__SUPPLIED MATERIAL__
** BEGIN **

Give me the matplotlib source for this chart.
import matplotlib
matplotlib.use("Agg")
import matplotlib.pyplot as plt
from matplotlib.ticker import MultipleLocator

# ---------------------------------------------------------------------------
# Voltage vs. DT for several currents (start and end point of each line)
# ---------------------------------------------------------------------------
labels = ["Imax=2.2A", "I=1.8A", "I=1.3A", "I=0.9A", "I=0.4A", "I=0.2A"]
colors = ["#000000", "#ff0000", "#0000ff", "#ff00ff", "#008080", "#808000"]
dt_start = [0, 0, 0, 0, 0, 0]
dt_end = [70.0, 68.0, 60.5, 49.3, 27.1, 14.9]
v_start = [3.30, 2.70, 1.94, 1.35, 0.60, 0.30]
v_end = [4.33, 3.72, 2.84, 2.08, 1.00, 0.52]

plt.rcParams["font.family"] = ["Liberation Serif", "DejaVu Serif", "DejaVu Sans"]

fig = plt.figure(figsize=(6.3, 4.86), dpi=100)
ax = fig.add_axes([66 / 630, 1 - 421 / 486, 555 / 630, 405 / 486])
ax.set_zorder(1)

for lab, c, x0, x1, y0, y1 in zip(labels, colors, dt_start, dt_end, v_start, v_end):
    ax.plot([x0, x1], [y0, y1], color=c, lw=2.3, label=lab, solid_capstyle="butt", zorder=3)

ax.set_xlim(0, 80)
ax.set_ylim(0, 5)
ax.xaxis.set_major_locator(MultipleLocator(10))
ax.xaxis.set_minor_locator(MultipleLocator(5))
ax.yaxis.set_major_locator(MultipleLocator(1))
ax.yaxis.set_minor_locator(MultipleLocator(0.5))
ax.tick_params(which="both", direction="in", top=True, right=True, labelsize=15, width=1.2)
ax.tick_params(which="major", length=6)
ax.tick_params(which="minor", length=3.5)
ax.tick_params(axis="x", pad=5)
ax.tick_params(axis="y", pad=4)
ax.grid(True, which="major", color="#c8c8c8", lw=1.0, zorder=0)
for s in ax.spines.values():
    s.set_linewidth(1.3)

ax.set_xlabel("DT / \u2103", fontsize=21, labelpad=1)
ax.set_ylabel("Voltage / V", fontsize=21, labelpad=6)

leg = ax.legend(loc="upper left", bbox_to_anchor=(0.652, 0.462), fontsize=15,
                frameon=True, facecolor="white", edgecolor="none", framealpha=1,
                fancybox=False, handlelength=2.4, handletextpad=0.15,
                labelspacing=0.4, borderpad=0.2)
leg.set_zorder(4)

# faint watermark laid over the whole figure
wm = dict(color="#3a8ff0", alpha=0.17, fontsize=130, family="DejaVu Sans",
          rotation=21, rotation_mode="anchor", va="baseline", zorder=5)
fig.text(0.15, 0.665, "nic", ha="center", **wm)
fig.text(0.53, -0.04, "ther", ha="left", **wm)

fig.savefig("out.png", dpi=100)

** END **
** BEGIN **

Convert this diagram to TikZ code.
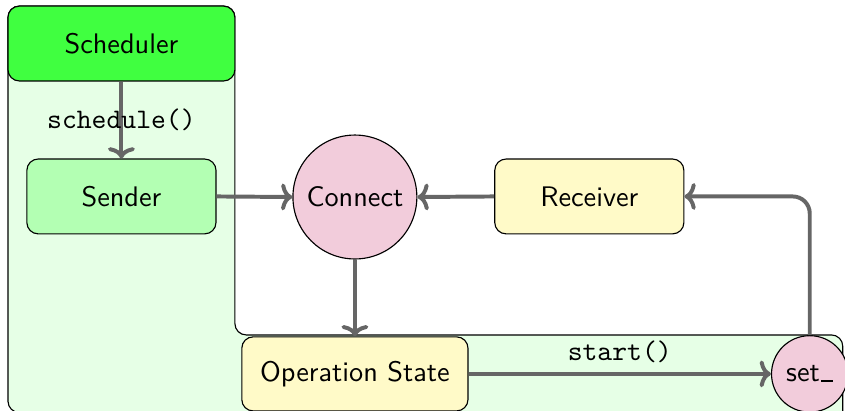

** END **

__EXERCISE PROMPT__
Transcribe the records above exactly, beginning at the line that contains "Give me the matplotlib source for this chart." and ending with the line that contains "from matplotlib.ticker import MultipleLocator", both included, and nothing else.

__PROBLEM SOLUTION__
Give me the matplotlib source for this chart.
import matplotlib
matplotlib.use("Agg")
import matplotlib.pyplot as plt
from matplotlib.ticker import MultipleLocator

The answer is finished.